Being a quite adaptable form of music, zydeco has incorporated the sounds of everything from two-steps to traditional blues, soul, reggae, and even hip hop. The music was popularized by Clifton Chenier, known as “The King of Zydeco”, in the mid-1950’s. Chenier was a true pioneer and champion of the form. A Grammy Award winner, he was inducted into the Blues Hall of Fame in 2011, and has been mentioned in the songs of great artists like Rory Gallagher and Paul Simon. He’s also been covered by the contemporary jam band legend Phish, who has played his song “My Soul” live.
Sonny Landreth – The King of Slydeco
While Sonny Landreth is first and foremost a blues guitarist, settling and living in Louisiana created for him a powerful attraction to Zydeco music that has never released him from its grip. Eric Clapton has called him one of the most advanced guitarists in the world, and when Clapton says that about you, people stand up and take notice.
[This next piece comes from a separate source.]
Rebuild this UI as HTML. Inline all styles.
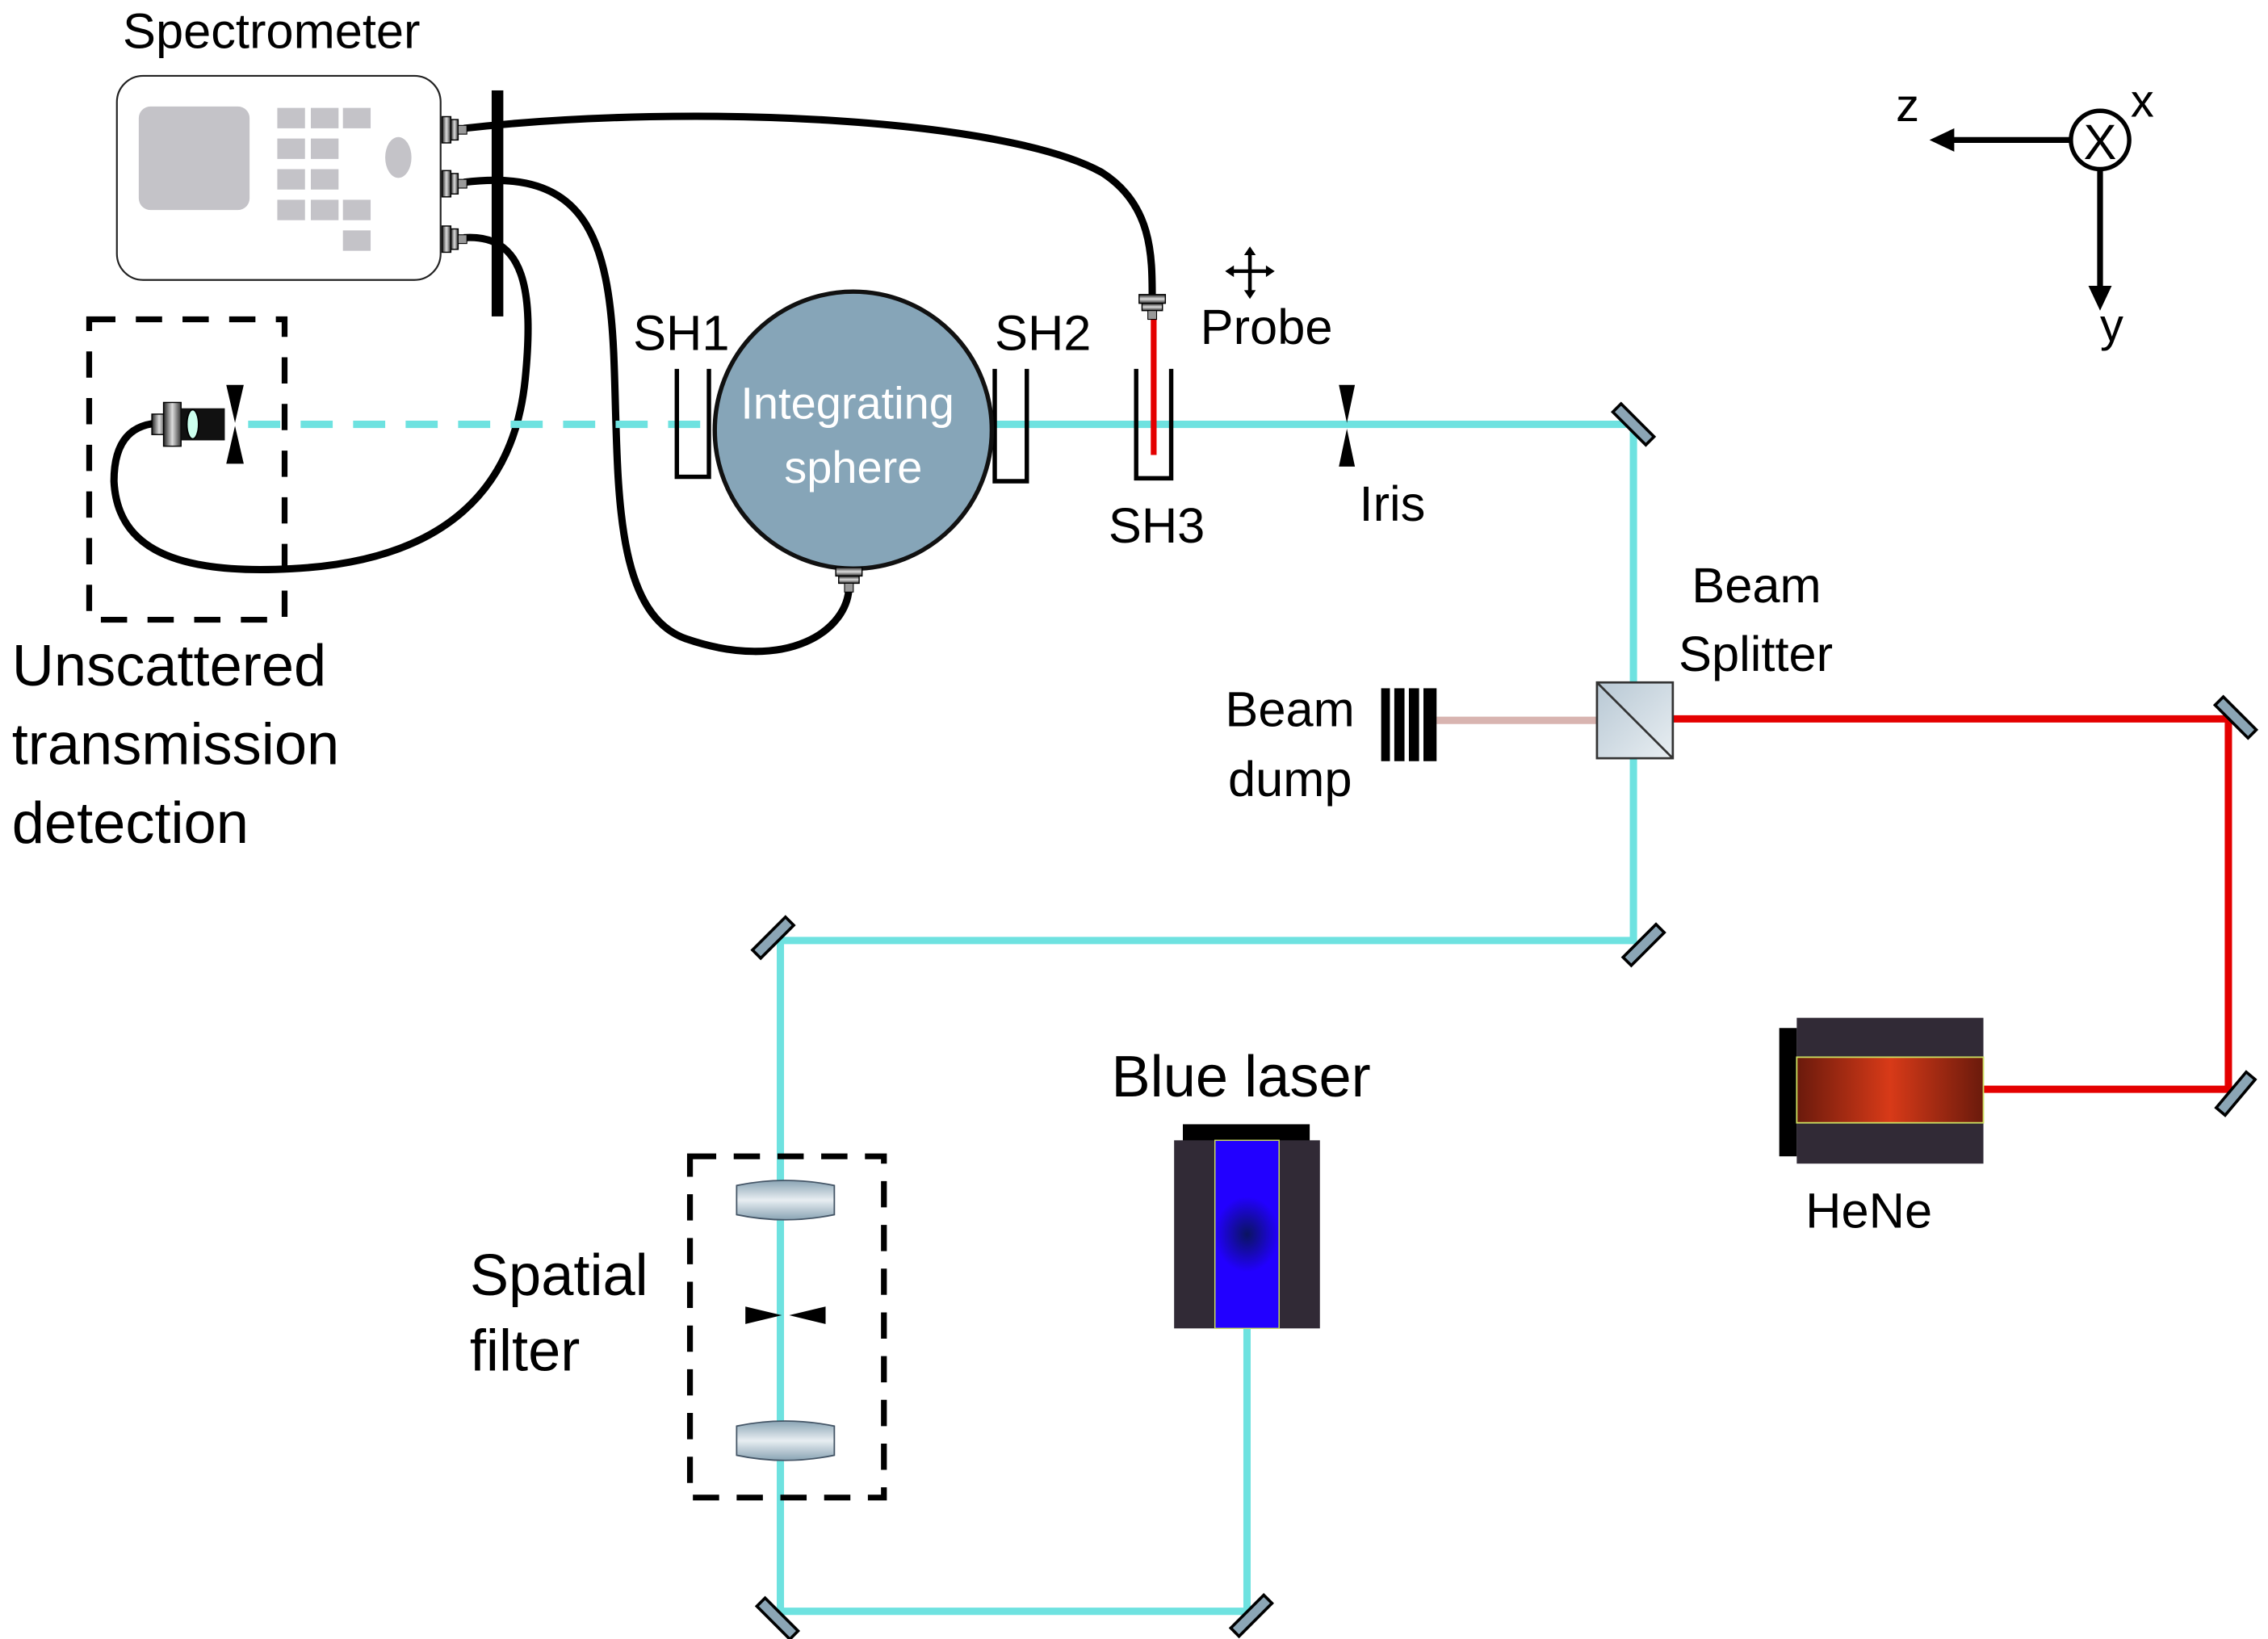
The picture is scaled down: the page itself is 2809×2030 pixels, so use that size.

Growing up, Landreth would often visit New Orleans where he would soak up the sounds of jazz & rhythm & blues. In his early days, the two biggest influences on Landreth were, of course, the blues, but also notably the country music guitar playing of Chet Atkins. If you’ve ever listened to Chet, you know he has an incredible knack for finger-style guitar picking that seems to simultaneously create melody, rhythm, and bass lines. Landreth found a landmark way of merging Atkins’ vibrant finger-style technique with traditional blues guitar. As a result, Landreth has an incredibly distinctive style of play that incorporates both the use of a slide AND fretting at the same time. It’s rather remarkable and a true pleasure to not only listen to but also watch.
Sonny Landreth’s musical career really took off when he became a member of Clifton Chenier’s band the Red Hot Louisiana Band. Landreth has called this the height of his career, but he’s also played in the bands of such luminaries as John Hiatt and John Mayall. He also spent significant time working as a sideman for island rocker Jimmy Buffet. But he also has a rich body of solo material that now includes the recent blues record. Bound by the Blues is a back-to-basic blues record, but it’s not at all basic in the sense of simplicity. It’s chock-full of Landreth’s distinct style of pickin’. So if you like your blues roasted with a little bit of Cajun seasoning, the Slydeco of Sonny Landreth is the right musical meat for you.